As we start the series let’s begin with a set of what I consider to be critical elements in a Marketing Decision Management solution. These are not a complete set of everything a solution might do but a set of critical elements from my (decision management) perspective.
A suitable marketing solution is:
- Multi-channel, supporting inbound and outbound, interactive and passive channels. Part of the critical value of a Decision Management solution is its ability to sit behind many channel-specific environments and deliver consistent decisions based on data gathered from ALL those channels.
- Able to build customer dialogues over time and across channels, moving customers along journeys that increase their value. Each interaction, each decision, matters but it must be possible to string these together as a set.
- Able to arbitrate between and optimize across multiple potential offers and actions. The reality of a modern company is that it has lots of potential offers to make, lots of non-offer marketing actions it could take and it must be able to manage across this portfolio.
- Using predictive analytics based on a rich set of customer data from multiple sources. There is simply too much data, and too little time to act, for reporting or dashboards to cut it. The solution needs to embed predictive analytics into decision-making.
- Able to learn what works and what does not, both automatically with adaptive analytic models that learn for themselves and by supporting A/B and Champion/Challenger testing.

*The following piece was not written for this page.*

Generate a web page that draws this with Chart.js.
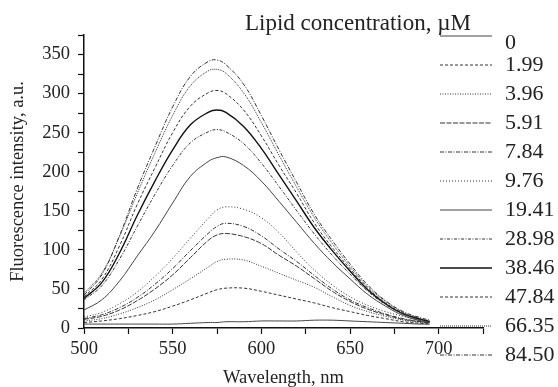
<!DOCTYPE html>
<html>
<head>
<meta charset="utf-8">
<script src="https://cdn.jsdelivr.net/npm/chart.js@4.4.1/dist/chart.umd.min.js"></script>
<style>
  html, body { margin: 0; padding: 0; background: #fff; }
  #wrap { width: 558px; height: 387px; }
</style>
</head>
<body>
<div id="wrap"><canvas id="spectra" width="558" height="387"></canvas></div>
<script>
// wavelength grid, nm
const wavelength = [500, 510, 520, 530, 540, 550, 560, 570, 575, 580, 590, 600, 610, 620, 630, 640, 650, 660, 670, 680, 690, 695];

// lipid concentration, uM (legend labels)
const concentrations = ['0', '1.99', '3.96', '5.91', '7.84', '9.76', '19.41', '28.98', '38.46', '47.84', '66.35', '84.50'];

// fluorescence intensity, a.u., one array per concentration
const f0     = [5, 5, 5, 5, 5, 5, 6, 7, 7, 8, 8, 9, 9, 9, 10, 10, 9, 8, 7, 6, 5, 5];
const f1_99  = [7, 9, 12, 16, 21, 28, 36, 45, 49, 51, 51, 47, 42, 37, 32, 26, 21, 16, 12, 8, 6, 5];
const f3_96  = [9, 12, 18, 26, 36, 49, 63, 78, 85, 88, 87, 79, 70, 61, 52, 40, 29, 21, 15, 10, 7, 6];
const f5_91  = [11, 15, 23, 35, 50, 68, 90, 112, 119, 121, 117, 108, 93, 79, 63, 47, 34, 24, 17, 11, 8, 6];
const f7_84  = [12, 17, 26, 39, 56, 76, 99, 121, 130, 134, 130, 118, 101, 85, 67, 50, 36, 26, 18, 12, 8, 7];
const f9_76  = [14, 20, 31, 46, 66, 89, 115, 140, 151, 155, 152, 141, 122, 97, 74, 55, 40, 29, 21, 15, 10, 8];
const f19_41 = [23, 36, 60, 92, 124, 160, 194, 213, 218, 219, 208, 188, 162, 135, 108, 84, 63, 43, 28, 16, 9, 7];
const f28_98 = [36, 54, 88, 130, 171, 208, 237, 251, 254, 251, 236, 211, 181, 150, 120, 93, 69, 47, 30, 18, 10, 8];
const f38_46 = [38, 58, 96, 144, 188, 228, 260, 276, 279, 276, 258, 230, 196, 162, 128, 99, 73, 49, 31, 18, 11, 8];
const f47_84 = [40, 62, 105, 158, 205, 250, 284, 301, 304, 300, 279, 246, 208, 172, 134, 103, 76, 51, 32, 19, 11, 9];
const f66_35 = [44, 70, 117, 172, 224, 272, 310, 329, 331, 326, 301, 263, 221, 180, 141, 108, 79, 53, 34, 20, 12, 9];
const f84_50 = [42, 68, 118, 178, 232, 283, 322, 341, 343, 337, 312, 272, 228, 186, 145, 112, 82, 55, 35, 21, 13, 10];

const seriesList = [f0, f1_99, f3_96, f5_91, f7_84, f9_76, f19_41, f28_98, f38_46, f47_84, f66_35, f84_50];

// line looks, same order as concentrations
const dashes = [[], [3, 2], [1, 1.5], [5, 1.5], [4, 1.5, 1, 1.5], [1, 2], [], [3, 1.5, 1, 1.5], [], [3, 2], [1, 1], [4, 1.5, 1, 1.5]];
const widths = [1, 1, 1, 1, 1, 1, 1, 1, 1.4, 1, 1, 1];
const colors = ['#444', '#333', '#333', '#333', '#333', '#333', '#444', '#333', '#111', '#333', '#333', '#333'];

const serif = "'Liberation Serif', 'Times New Roman', serif";
const ink = '#222';

// legend drawn over the right side, like the original figure
const sideLegend = {
    id: 'sideLegend',
    afterDraw: (chart) => {
        const ctx = chart.ctx;
        ctx.save();
        ctx.fillStyle = ink;
        ctx.font = '23px ' + serif;
        ctx.textAlign = 'left';
        ctx.textBaseline = 'alphabetic';
        ctx.fillText('Lipid concentration, \u00b5M', 245, 30);

        ctx.font = '22px ' + serif;
        ctx.textBaseline = 'middle';
        chart.data.datasets.forEach((ds, i) => {
            const lineY = 36 + 29 * i;
            const textY = i === 0 ? 43 : lineY;
            ctx.beginPath();
            ctx.setLineDash(ds.borderDash);
            ctx.lineWidth = ds.borderWidth;
            ctx.strokeStyle = ds.borderColor;
            ctx.moveTo(440, lineY);
            ctx.lineTo(492, lineY);
            ctx.stroke();
            ctx.setLineDash([]);
            ctx.fillText(ds.label, 505, textY);
        });
        ctx.restore();
    }
};

new Chart(document.getElementById('spectra').getContext('2d'), {
    type: 'line',
    data: {
        datasets: seriesList.map((s, i) => ({
            label: concentrations[i],
            data: wavelength.map((w, j) => ({ x: w, y: s[j] })),
            borderColor: colors[i],
            borderWidth: widths[i],
            borderDash: dashes[i],
            pointRadius: 0,
            tension: 0.4,
            fill: false
        }))
    },
    options: {
        responsive: false,
        animation: false,
        devicePixelRatio: 1,
        layout: { padding: { top: 35, right: 75, left: 0, bottom: 0 } },
        plugins: {
            legend: { display: false },
            tooltip: { enabled: false }
        },
        scales: {
            x: {
                type: 'linear',
                min: 500,
                max: 725,
                afterFit: (scale) => { scale.height = 59; },
                border: { display: true, color: '#111', width: 1.5 },
                grid: { display: true, drawOnChartArea: false, drawTicks: true, tickLength: 6, color: '#111', tickWidth: 1.2 },
                ticks: {
                    stepSize: 25,
                    padding: 4,
                    color: ink,
                    font: { family: serif, size: 18.5 },
                    maxRotation: 0,
                    autoSkip: false,
                    callback: (v) => (v % 50 === 0 && v <= 700 ? String(v) : '')
                },
                title: {
                    display: true,
                    text: 'Wavelength, nm',
                    color: ink,
                    font: { family: serif, size: 18.5, lineHeight: 1 },
                    padding: { top: 0, bottom: 0 }
                }
            },
            y: {
                min: 0,
                max: 375,
                afterFit: (scale) => { scale.width = 84; },
                border: { display: true, color: '#111', width: 1.5 },
                grid: { display: true, drawOnChartArea: false, drawTicks: true, tickLength: 6, color: '#111', tickWidth: 1.2 },
                ticks: {
                    stepSize: 25,
                    padding: 8,
                    color: ink,
                    font: { family: serif, size: 18.5 },
                    autoSkip: false,
                    callback: (v) => (v % 50 === 0 ? String(v) : '')
                },
                title: {
                    display: true,
                    text: 'Fluorescence intensity, a.u.',
                    color: ink,
                    font: { family: serif, size: 18.5 },
                    padding: { top: 7, bottom: 0 }
                }
            }
        }
    },
    plugins: [sideLegend]
});
</script>
</body>
</html>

Another way to see the solution is shown below. Data mining determines significant customer segments, based on behavior. Predictive Analytics predict which products, offers or actions will be attractive to these segments. Business Rules enforce policies or regulations, determine pricing, manage preferences, etc. All packaged up into a Decision Service that takes in context information and returns a recommendation or set of recommendations.
Why not take a look at your marketing systems. Are they managing decisions? Are they using analytics to drive better decisions? Are they agile and transparent so they can be changed easily, and adaptive to changing circumstances? If not, perhaps you should be thinking about building or buying a Marketing Decision Management System.